Sibanye beats debt-reduction target as precious metals surge
The miner expects to return to profit in its year to end-December, benefiting from a surge in precious metal prices
Surging precious metal prices helped Sibanye-Stillwater beat its debt-reduction targets in its year to end-December, when the miner returned to profitability.
The acquisitive miner said in a trading update on Friday that it expects to report a profit of R433m to end-December from a loss of R2.5bn previously, after revenue more than doubled due to acquisitions and higher commodity prices.
Palladium prices increased by more than 50% during 2019 and have shot up another quarter so far this year to unprecedented highs of $2,439/oz. Rhodium prices more than doubled during 2019 and platinum prices edged up by a fifth.
The company also benefited from its stake in DRDGold, with revenue from that acquisition being included for a full year, as opposed to five months in the prior comparative period. It also benefited from the inclusion of seven months of production from the Marikana operations it acquired from Lonmin.
Group revenue rose 44% to R72.92bn.
“As a result of this strong financial performance, progress on deleveraging the group balance sheet has accelerated,” Sibanye said.

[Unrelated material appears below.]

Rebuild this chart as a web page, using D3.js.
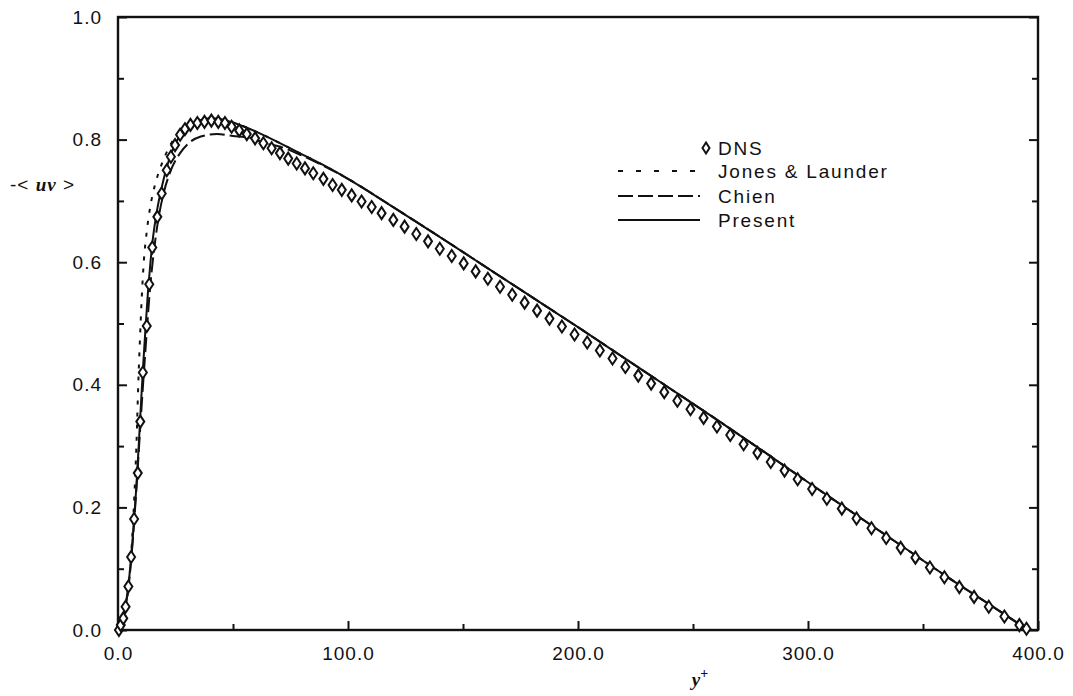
<!DOCTYPE html>
<html>
<head>
<meta charset="utf-8">
<script src="https://cdn.jsdelivr.net/npm/d3@7"></script>
<style>
  html, body { margin: 0; padding: 0; background: #fff; }
  svg { display: block; }
  .tick-label { font-family: "Liberation Sans", Arial, sans-serif; font-size: 19px; letter-spacing: 1px; fill: #111; }
  .legend-label { font-family: "Liberation Sans", Arial, sans-serif; font-size: 19px; letter-spacing: 1.8px; fill: #111; }
</style>
</head>
<body>
<svg id="chart" width="1073" height="696"></svg>
<script>
// Reynolds shear stress -<uv> across the channel half-width, y+ in wall units.

// DNS samples
const dnsY = [0.4, 1.2, 2.3, 3.3, 4.5, 5.7, 7.0, 8.6, 9.7, 10.8, 12.5, 13.6, 14.9, 17.1, 19.0, 21.2, 23.0, 24.8, 27.0, 29.1,
  31.5, 34.5, 37.6, 40.6, 43.6, 46.5, 49.4, 52.7, 56.0, 59.6, 63.2, 66.8, 70.4, 74.0, 77.7, 81.3, 84.9, 89.3, 93.3, 97.3,
  101.6, 105.9, 110.3, 114.6, 119.7, 124.6, 129.7, 134.8, 139.9, 145.1, 150.3, 155.5, 160.8, 166.1, 171.4, 176.8, 182.2,
  187.6, 193.0, 198.5, 204.0, 209.5, 215.0, 220.6, 226.2, 231.8, 237.5, 243.2, 248.9, 254.6, 260.4, 266.2, 272.0, 278.0,
  283.8, 289.8, 295.5, 301.8, 308.2, 314.7, 321.1, 327.6, 334.0, 340.3, 346.7, 353.0, 359.3, 365.8, 372.2, 378.6, 385.4, 391.9, 395.0];
const dnsUV = [0.000, 0.008, 0.019, 0.038, 0.071, 0.119, 0.181, 0.256, 0.340, 0.420, 0.496, 0.564, 0.624, 0.674, 0.712, 0.750, 0.772, 0.791, 0.808, 0.817,
  0.824, 0.827, 0.829, 0.831, 0.829, 0.827, 0.821, 0.815, 0.809, 0.802, 0.794, 0.786, 0.778, 0.769, 0.761, 0.753, 0.745, 0.736, 0.726, 0.718,
  0.709, 0.699, 0.690, 0.680, 0.669, 0.658, 0.646, 0.634, 0.622, 0.610, 0.598, 0.585, 0.573, 0.560, 0.547, 0.534, 0.521,
  0.508, 0.495, 0.482, 0.469, 0.456, 0.443, 0.429, 0.415, 0.402, 0.388, 0.374, 0.360, 0.346, 0.332, 0.318, 0.303, 0.289,
  0.274, 0.260, 0.246, 0.230, 0.214, 0.198, 0.182, 0.166, 0.150, 0.134, 0.118, 0.102, 0.086, 0.070, 0.054, 0.038, 0.022, 0.008, 0.002];

// Jones & Launder model
const jlY  = [0, 2, 4, 6, 7, 8, 8.8, 9.5, 10.3, 11.2, 12.5, 14, 16, 19, 22, 26, 30, 35, 40, 45, 50, 55, 60, 70, 80, 90, 100,
  120, 140, 160, 180, 200, 220, 240, 260, 280, 300, 320, 340, 360, 380, 395];
const jlUV = [0, 0.010, 0.050, 0.140, 0.210, 0.300, 0.400, 0.470, 0.540, 0.600, 0.650, 0.690, 0.725, 0.760, 0.786, 0.810, 0.824, 0.832, 0.835, 0.833, 0.828, 0.821, 0.813, 0.795, 0.776, 0.757, 0.736,
  0.689, 0.641, 0.592, 0.543, 0.494, 0.444, 0.394, 0.344, 0.293, 0.241, 0.190, 0.139, 0.088, 0.039, 0.002];

// Chien model
const chY  = [0, 3, 5, 8, 10, 12, 14, 16, 18, 20, 23, 27, 31, 36, 43, 50, 57, 65, 70, 80, 90, 100,
  120, 140, 160, 180, 200, 220, 240, 260, 280, 300, 320, 340, 360, 380, 395];
const chUV = [0, 0.033, 0.085, 0.230, 0.350, 0.460, 0.560, 0.630, 0.680, 0.715, 0.750, 0.778, 0.795, 0.805, 0.809, 0.806, 0.803, 0.793, 0.789, 0.774, 0.756, 0.736,
  0.689, 0.641, 0.592, 0.543, 0.494, 0.444, 0.394, 0.344, 0.293, 0.241, 0.190, 0.139, 0.088, 0.039, 0.002];

// Present model
const prY  = [0, 1, 2, 3, 4, 5, 6, 7, 8, 9, 10, 11, 12, 13, 14, 15, 17, 19, 21, 23, 25, 28, 31, 35, 40, 45, 50, 55, 60, 70, 80, 90, 100,
  120, 140, 160, 180, 200, 220, 240, 260, 280, 300, 320, 340, 360, 380, 395];
const prUV = [0, 0.004, 0.015, 0.033, 0.058, 0.090, 0.130, 0.180, 0.235, 0.300, 0.370, 0.435, 0.495, 0.550, 0.595, 0.633, 0.685, 0.722, 0.752, 0.776, 0.794, 0.812, 0.823, 0.831, 0.835, 0.833, 0.828, 0.821, 0.813, 0.795, 0.776, 0.757, 0.736,
  0.689, 0.641, 0.592, 0.543, 0.494, 0.444, 0.394, 0.344, 0.293, 0.241, 0.190, 0.139, 0.088, 0.039, 0.002];

const xMajor = [0, 100, 200, 300, 400];
const xMinor = [50, 150, 250, 350];
const yMajor = [0, 0.2, 0.4, 0.6, 0.8, 1.0];
const yMinor = [0.1, 0.3, 0.5, 0.7, 0.9];

const legendNames = ["DNS", "Jones & Launder", "Chien", "Present"];

const svg = d3.select("#chart");
const W = 1073, H = 696;
const margin = { left: 118, right: 35, top: 17, bottom: 66 };
const x = d3.scaleLinear().domain([0, 400]).range([margin.left, W - margin.right]);
const y = d3.scaleLinear().domain([0, 1]).range([H - margin.bottom, margin.top]);

const ink = "#111";
const fmt = d3.format(".1f");

// Frame with inward ticks on the bottom, left and right sides
svg.append("rect")
  .attr("x", x(0)).attr("y", y(1))
  .attr("width", x(400) - x(0)).attr("height", y(0) - y(1))
  .attr("fill", "none").attr("stroke", ink).attr("stroke-width", 2.4);

function xTickSet(values, len, withLabels) {
  svg.append("g").attr("transform", `translate(0,${y(0)})`)
    .call(d3.axisBottom(x).tickValues(values).tickSize(-len).tickFormat(withLabels ? fmt : ""))
    .call(g => g.select(".domain").remove());
}
function yTickSet(values, len, withLabels) {
  svg.append("g").attr("transform", `translate(${x(0)},0)`)
    .call(d3.axisLeft(y).tickValues(values).tickSize(-len).tickFormat(withLabels ? fmt : ""))
    .call(g => g.select(".domain").remove());
  svg.append("g").attr("transform", `translate(${x(400)},0)`)
    .call(d3.axisRight(y).tickValues(values).tickSize(-len).tickFormat(""))
    .call(g => g.select(".domain").remove());
}
xTickSet(xMajor, 9, true);
xTickSet(xMinor, 6, false);
yTickSet(yMajor, 9, true);
yTickSet(yMinor, 6, false);

svg.selectAll(".tick line").attr("stroke", ink).attr("stroke-width", 2);
svg.selectAll(".tick text").attr("class", "tick-label").attr("fill", ink);
svg.selectAll("g.tick text").each(function () {
  const t = d3.select(this);
  if (t.attr("x") !== null && +t.attr("x") < 0) t.attr("x", -16);
  if (t.attr("y") !== null && +t.attr("y") > 0) t.attr("y", 17);
});

// Model curves
const line = d3.line().x(d => x(d[0])).y(d => y(d[1])).curve(d3.curveMonotoneX);
const curves = [
  { xs: jlY, ys: jlUV, dash: "4,8" },
  { xs: chY, ys: chUV, dash: "15,5" },
  { xs: prY, ys: prUV, dash: null }
];
curves.forEach(c => {
  svg.append("path")
    .datum(c.xs.map((v, i) => [v, c.ys[i]]))
    .attr("d", line)
    .attr("fill", "none")
    .attr("stroke", ink)
    .attr("stroke-width", 2)
    .attr("stroke-dasharray", c.dash);
});

// DNS diamonds
const diamond = (cx, cy, w, h) => `M${cx},${cy - h / 2}L${cx + w / 2},${cy}L${cx},${cy + h / 2}L${cx - w / 2},${cy}Z`;
svg.append("g").selectAll("path")
  .data(dnsY.map((v, i) => [v, dnsUV[i]]))
  .join("path")
  .attr("d", d => diamond(x(d[0]), y(d[1]), 8, 12))
  .attr("fill", "#fff")
  .attr("stroke", ink)
  .attr("stroke-width", 2);

// Legend
const lg = svg.append("g");
const lgX0 = 618, lgX1 = 700, lgText = 718;
const rows = [148, 171, 196, 220];
lg.append("path").attr("d", diamond(706, rows[0], 7, 11))
  .attr("fill", "#fff").attr("stroke", ink).attr("stroke-width", 2);
[null, "5,13", "15,5", null].forEach((dash, i) => {
  if (i === 0) return;
  lg.append("line").attr("x1", lgX0).attr("x2", lgX1).attr("y1", rows[i]).attr("y2", rows[i])
    .attr("stroke", ink).attr("stroke-width", 2).attr("stroke-dasharray", dash);
});
legendNames.forEach((name, i) => {
  lg.append("text").attr("class", "legend-label")
    .attr("x", lgText).attr("y", rows[i]).attr("dy", "0.36em").text(name);
});

// Axis titles
const yt = svg.append("text").attr("x", 10).attr("y", 191)
  .attr("font-family", "Liberation Sans, Arial, sans-serif").attr("font-size", 19)
  .attr("letter-spacing", 1).attr("fill", ink);
yt.append("tspan").text("-< ");
yt.append("tspan").attr("font-family", "Liberation Serif, Times New Roman, serif")
  .attr("font-style", "italic").attr("font-weight", "bold").text("uv");
yt.append("tspan").text(" >");

const xt = svg.append("text").attr("x", 700).attr("y", 686).attr("text-anchor", "middle")
  .attr("font-family", "Liberation Serif, Times New Roman, serif")
  .attr("font-style", "italic").attr("font-weight", "bold").attr("font-size", 19).attr("fill", ink);
xt.append("tspan").text("y");
xt.append("tspan").attr("dy", -8).attr("font-size", 14).attr("font-style", "normal").text("+");
</script>
</body>
</html>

Net debt to earnings before interest, taxation, depreciation and amortisation (ebitda) fell to 1.2 times at year end, with the miner having targeted a ratio of 1.8 times.
The net debt to ebitda metric is the one used by lenders to judge Sibanye’s compliance with loan covenants and its ability to repay borrowings, making it a closely watched ratio by the market.
Sibanye, which has grown its platinum group metals (PGM) division from nothing to the world’s largest in four years, took on hefty debt when it paid $2.2bn (about R32.65bn) cash for US-based Stillwater Mining, a palladium and platinum producer, putting its balance sheet under pressure and resulting in dividends being halted.
Sibanye CEO Neal Froneman said earlier in February that the accelerated pace of repairs to the miner’s balance sheet was paving the way for a resumption of dividends in mid-2020. Sibanye last paid a dividend in 2016.
In afternoon trade on Friday, Sibanye’s share price was up 5.66% to R41.54, having more than tripled over the past two years.